Goal: Search the records that follow and extract every line containing the string "this".

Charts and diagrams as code
☆ ☆ ☆ ☆
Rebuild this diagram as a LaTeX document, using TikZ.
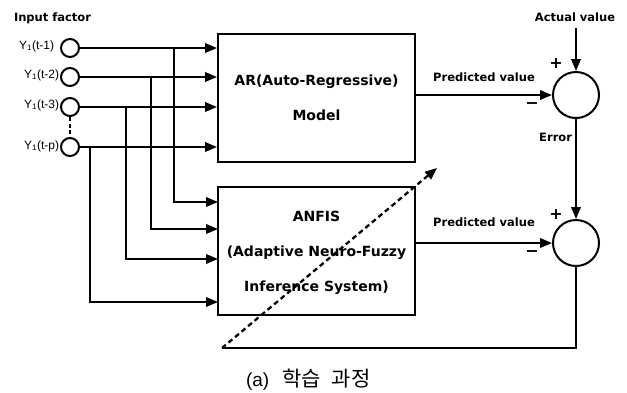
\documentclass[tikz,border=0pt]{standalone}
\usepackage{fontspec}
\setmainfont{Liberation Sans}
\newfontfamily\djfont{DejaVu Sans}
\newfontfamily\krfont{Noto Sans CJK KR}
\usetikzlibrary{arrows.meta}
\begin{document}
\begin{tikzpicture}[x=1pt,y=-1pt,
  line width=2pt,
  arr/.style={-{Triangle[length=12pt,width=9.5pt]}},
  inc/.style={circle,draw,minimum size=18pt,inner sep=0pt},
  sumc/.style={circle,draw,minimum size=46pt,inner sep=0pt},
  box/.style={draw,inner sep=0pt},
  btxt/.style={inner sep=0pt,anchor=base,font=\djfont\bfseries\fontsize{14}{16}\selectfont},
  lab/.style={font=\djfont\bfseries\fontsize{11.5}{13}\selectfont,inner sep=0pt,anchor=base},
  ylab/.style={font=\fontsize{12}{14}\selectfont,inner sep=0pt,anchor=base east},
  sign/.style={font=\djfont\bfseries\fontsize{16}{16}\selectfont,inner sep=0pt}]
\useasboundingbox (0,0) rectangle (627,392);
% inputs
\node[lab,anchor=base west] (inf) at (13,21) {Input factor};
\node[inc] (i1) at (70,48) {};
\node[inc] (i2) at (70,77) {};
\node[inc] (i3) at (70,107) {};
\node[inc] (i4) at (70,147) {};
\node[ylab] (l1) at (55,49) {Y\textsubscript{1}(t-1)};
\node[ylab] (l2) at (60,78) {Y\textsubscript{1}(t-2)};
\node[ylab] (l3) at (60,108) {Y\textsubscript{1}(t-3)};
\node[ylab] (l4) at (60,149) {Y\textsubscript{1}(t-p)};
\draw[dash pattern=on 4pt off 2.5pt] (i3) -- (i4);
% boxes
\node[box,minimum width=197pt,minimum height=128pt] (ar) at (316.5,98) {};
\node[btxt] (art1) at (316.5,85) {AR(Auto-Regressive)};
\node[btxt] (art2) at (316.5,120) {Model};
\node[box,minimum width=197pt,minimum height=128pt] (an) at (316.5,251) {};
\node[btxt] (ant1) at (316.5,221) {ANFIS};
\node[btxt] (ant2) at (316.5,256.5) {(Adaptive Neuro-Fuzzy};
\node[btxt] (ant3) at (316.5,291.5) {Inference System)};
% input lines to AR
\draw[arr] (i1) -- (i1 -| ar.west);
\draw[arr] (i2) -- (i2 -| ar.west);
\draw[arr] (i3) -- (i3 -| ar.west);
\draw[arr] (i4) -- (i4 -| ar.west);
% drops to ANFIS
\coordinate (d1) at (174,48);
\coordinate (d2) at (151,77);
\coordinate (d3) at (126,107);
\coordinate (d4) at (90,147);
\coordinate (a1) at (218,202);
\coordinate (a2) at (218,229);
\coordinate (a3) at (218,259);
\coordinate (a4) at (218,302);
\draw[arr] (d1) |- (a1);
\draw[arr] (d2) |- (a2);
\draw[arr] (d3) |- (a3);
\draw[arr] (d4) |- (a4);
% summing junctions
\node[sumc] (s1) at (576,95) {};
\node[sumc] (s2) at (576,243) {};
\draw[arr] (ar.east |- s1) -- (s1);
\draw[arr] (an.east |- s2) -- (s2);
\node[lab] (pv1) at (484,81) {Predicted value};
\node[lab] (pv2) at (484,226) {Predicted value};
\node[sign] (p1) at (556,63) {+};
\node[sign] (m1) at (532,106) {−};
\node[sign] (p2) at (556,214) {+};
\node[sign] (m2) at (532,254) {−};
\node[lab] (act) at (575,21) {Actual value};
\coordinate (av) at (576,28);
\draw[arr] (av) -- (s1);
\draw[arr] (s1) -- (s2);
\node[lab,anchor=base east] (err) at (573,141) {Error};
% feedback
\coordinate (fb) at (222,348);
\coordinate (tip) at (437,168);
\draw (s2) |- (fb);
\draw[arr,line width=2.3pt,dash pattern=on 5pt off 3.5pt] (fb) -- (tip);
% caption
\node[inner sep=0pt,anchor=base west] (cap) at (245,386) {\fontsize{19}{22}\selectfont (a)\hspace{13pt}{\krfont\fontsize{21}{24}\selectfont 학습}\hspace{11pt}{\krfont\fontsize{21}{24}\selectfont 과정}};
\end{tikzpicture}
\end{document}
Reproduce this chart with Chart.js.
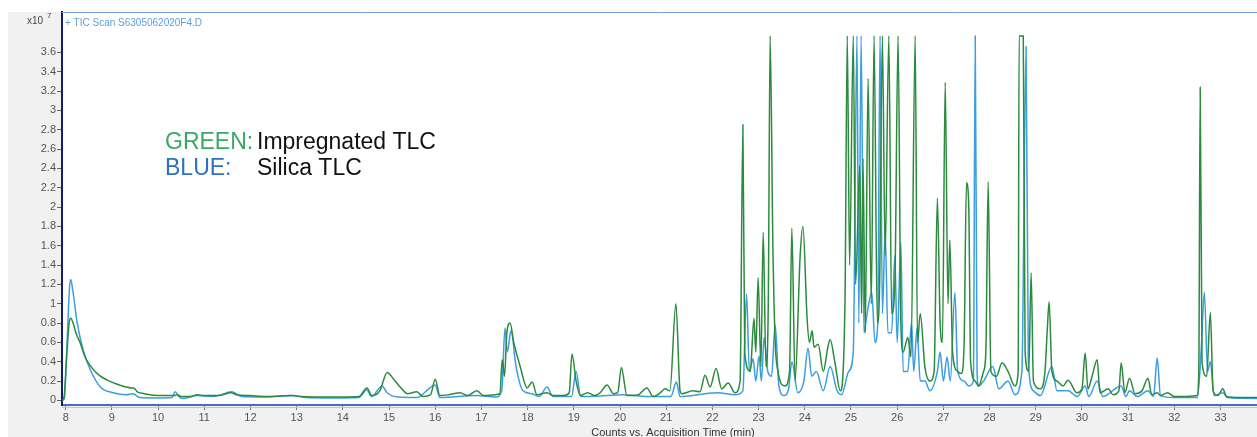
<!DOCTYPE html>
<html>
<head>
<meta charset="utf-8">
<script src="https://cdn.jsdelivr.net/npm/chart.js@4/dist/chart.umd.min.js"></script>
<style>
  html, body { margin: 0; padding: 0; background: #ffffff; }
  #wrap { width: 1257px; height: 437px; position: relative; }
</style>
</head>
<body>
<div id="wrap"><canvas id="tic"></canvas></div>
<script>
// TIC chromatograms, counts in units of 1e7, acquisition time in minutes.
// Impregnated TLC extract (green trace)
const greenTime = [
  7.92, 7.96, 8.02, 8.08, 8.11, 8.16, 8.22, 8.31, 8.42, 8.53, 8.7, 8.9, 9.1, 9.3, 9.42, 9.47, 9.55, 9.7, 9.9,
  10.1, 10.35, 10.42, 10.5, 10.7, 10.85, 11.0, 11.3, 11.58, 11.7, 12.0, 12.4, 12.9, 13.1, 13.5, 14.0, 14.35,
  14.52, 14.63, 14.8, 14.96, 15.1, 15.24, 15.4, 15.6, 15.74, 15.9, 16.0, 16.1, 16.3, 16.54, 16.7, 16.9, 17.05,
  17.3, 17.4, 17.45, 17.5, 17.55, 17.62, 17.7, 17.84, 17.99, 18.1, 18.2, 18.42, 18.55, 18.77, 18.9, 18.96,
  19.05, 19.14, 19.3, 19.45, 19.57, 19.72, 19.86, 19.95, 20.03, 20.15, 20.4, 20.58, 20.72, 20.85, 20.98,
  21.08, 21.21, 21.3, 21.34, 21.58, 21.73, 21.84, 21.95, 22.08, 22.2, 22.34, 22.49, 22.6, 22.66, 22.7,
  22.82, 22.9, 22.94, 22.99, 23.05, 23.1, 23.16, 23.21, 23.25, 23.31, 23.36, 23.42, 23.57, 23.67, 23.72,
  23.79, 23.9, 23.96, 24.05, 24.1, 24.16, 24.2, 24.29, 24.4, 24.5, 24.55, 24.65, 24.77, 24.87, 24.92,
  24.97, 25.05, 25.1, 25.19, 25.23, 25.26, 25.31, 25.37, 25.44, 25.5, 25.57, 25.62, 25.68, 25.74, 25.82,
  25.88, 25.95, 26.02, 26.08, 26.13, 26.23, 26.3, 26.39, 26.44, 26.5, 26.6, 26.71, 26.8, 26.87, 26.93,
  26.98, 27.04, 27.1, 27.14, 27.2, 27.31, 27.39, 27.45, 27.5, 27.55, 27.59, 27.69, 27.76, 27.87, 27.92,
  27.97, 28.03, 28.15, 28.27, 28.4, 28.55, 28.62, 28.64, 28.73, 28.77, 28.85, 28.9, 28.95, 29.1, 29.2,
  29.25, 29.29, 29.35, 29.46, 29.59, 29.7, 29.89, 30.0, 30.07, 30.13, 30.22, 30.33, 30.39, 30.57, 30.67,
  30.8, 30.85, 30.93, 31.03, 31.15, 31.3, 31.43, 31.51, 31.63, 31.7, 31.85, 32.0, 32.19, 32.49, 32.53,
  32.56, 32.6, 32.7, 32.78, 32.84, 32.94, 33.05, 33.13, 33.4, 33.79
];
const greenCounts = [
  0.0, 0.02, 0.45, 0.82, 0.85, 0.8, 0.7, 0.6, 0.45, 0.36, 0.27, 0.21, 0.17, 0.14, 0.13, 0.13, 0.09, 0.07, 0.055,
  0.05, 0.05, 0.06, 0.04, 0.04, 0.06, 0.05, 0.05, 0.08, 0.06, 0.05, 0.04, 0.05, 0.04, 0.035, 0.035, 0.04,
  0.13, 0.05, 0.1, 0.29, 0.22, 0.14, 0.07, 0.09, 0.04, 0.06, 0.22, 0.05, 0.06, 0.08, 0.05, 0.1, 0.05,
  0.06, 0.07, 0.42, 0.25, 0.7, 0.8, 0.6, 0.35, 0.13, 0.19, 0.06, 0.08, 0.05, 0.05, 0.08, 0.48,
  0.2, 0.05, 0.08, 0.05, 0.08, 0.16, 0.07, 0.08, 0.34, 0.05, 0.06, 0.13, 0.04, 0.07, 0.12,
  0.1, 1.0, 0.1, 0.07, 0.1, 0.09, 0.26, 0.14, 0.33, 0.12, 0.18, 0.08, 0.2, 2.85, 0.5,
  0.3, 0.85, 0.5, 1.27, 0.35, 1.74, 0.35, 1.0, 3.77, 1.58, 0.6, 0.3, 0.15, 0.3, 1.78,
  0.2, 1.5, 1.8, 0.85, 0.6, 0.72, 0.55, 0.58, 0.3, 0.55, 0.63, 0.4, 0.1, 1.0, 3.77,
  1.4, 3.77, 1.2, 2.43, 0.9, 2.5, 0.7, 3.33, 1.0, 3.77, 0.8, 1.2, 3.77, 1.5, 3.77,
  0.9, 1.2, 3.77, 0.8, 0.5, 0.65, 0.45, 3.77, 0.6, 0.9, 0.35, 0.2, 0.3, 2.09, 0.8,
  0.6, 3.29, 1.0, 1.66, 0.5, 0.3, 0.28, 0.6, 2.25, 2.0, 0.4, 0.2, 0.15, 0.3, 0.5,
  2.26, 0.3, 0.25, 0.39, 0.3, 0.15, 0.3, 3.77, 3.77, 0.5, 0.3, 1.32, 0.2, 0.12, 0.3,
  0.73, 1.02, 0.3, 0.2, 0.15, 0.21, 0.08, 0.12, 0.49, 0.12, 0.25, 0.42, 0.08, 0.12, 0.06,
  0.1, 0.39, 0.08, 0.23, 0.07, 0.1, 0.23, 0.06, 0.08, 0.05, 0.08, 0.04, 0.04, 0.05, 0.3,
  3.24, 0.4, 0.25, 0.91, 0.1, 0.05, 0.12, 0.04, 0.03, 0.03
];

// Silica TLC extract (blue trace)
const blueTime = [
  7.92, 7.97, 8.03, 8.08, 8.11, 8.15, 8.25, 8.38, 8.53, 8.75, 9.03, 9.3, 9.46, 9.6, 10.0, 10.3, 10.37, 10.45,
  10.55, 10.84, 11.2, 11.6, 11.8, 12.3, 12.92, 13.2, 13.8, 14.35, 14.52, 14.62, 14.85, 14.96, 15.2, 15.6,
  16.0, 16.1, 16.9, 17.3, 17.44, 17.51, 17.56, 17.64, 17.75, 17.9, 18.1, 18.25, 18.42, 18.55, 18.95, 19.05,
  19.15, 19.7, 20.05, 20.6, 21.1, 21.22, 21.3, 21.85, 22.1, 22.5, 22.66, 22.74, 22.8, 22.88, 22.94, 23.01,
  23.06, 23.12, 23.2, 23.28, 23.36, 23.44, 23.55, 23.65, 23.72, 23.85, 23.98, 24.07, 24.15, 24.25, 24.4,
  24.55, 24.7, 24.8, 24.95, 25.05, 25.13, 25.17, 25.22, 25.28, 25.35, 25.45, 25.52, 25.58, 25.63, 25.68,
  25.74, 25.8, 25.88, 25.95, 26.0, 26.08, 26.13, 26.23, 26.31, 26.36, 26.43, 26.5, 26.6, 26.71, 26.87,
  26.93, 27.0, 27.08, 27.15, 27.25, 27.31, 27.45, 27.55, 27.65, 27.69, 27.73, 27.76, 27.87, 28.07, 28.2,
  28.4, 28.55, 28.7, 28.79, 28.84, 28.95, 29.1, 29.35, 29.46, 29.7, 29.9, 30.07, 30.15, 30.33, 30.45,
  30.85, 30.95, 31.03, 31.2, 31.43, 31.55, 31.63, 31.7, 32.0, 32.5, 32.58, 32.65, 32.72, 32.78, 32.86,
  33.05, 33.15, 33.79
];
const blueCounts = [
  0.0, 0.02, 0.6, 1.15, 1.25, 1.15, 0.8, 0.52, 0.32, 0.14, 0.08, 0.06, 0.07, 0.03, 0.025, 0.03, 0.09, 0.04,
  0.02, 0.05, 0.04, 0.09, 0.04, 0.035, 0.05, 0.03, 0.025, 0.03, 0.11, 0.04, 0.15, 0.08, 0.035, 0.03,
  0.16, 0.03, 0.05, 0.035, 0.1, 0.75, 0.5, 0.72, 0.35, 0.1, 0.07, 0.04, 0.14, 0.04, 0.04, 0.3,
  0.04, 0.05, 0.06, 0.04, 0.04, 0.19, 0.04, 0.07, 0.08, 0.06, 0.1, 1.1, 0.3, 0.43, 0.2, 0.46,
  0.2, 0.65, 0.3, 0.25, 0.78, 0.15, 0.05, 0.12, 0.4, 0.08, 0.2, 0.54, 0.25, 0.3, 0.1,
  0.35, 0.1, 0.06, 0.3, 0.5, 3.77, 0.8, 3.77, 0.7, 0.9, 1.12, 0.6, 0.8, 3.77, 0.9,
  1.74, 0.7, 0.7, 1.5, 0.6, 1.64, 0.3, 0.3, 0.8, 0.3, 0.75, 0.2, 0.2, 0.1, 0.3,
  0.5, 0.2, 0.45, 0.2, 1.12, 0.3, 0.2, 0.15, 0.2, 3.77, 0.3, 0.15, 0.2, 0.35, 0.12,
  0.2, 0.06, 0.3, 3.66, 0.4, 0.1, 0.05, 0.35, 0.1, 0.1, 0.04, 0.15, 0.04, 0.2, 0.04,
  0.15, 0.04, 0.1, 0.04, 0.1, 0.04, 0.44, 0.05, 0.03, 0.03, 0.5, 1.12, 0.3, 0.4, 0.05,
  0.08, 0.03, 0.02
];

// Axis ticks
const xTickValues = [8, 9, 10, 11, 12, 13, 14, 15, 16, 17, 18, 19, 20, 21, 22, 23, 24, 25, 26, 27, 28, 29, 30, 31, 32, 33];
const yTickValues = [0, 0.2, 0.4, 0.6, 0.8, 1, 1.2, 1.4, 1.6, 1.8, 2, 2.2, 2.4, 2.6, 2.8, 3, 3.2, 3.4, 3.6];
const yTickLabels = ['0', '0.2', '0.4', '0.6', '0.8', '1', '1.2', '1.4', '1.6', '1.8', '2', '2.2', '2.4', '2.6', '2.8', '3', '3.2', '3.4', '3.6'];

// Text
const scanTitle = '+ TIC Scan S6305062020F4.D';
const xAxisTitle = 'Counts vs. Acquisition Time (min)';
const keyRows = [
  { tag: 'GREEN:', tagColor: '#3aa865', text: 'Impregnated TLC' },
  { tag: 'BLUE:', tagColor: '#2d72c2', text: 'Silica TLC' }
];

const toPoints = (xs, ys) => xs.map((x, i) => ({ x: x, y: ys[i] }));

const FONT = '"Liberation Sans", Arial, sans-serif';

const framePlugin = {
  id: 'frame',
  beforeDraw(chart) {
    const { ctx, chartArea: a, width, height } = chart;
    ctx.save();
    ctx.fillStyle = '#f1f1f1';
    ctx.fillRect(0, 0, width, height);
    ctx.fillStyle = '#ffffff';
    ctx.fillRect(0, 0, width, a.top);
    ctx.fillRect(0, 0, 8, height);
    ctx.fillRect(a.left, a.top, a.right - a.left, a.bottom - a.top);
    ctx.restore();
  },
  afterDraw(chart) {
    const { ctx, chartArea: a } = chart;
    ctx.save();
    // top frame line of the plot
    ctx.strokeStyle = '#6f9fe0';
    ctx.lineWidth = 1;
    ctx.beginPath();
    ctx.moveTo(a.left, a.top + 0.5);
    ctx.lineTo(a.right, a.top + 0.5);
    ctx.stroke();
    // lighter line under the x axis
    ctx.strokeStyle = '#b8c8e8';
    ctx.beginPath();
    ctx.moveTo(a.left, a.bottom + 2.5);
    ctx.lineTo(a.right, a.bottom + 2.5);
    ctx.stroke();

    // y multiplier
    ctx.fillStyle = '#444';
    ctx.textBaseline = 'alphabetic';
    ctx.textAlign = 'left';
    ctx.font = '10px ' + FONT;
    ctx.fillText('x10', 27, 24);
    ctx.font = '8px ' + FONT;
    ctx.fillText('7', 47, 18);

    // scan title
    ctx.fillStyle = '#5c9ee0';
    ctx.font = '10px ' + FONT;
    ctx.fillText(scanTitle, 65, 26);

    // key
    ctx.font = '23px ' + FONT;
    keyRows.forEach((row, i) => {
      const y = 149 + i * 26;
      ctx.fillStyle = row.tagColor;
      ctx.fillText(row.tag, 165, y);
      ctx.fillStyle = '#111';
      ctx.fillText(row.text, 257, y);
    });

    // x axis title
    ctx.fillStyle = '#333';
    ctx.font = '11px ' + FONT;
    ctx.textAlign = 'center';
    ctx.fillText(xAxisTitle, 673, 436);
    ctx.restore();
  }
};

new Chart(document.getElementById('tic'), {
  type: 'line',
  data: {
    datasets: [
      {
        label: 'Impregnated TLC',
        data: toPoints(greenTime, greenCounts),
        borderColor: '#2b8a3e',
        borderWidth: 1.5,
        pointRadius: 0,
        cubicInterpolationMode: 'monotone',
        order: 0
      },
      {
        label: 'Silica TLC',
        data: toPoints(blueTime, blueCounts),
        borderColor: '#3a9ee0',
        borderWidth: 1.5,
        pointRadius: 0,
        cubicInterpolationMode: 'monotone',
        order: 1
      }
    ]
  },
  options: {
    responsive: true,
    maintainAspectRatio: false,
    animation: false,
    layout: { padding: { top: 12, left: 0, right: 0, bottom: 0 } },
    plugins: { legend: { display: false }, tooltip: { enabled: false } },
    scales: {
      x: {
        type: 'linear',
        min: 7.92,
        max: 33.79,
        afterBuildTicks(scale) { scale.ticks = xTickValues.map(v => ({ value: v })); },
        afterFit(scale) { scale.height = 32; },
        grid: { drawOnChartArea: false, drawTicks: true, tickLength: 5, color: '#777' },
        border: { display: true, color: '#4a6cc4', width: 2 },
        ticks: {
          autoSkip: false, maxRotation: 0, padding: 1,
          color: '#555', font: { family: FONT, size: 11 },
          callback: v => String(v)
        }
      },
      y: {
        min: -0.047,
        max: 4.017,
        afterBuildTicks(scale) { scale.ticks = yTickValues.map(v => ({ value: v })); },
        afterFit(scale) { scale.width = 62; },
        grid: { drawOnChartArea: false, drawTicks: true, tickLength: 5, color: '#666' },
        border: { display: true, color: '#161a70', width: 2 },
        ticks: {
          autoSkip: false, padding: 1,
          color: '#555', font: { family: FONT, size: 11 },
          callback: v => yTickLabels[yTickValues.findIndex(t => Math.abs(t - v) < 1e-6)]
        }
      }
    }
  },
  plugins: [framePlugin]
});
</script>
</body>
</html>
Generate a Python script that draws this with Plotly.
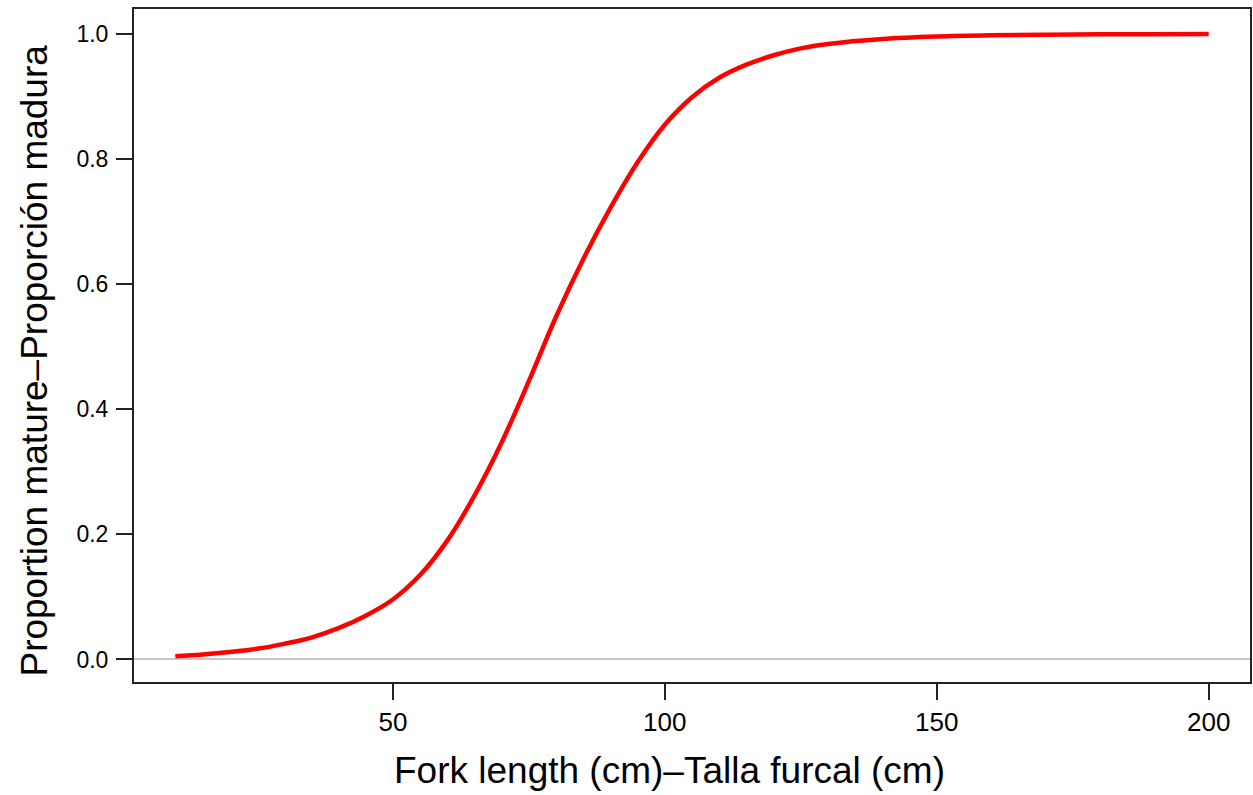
☆ ☆ ☆ ☆
Correct response:
Rebuild this diagram as a LaTeX document, using TikZ.
Reproduce this chart with Chart.js.
Generate a Python script that draws this with Plotly.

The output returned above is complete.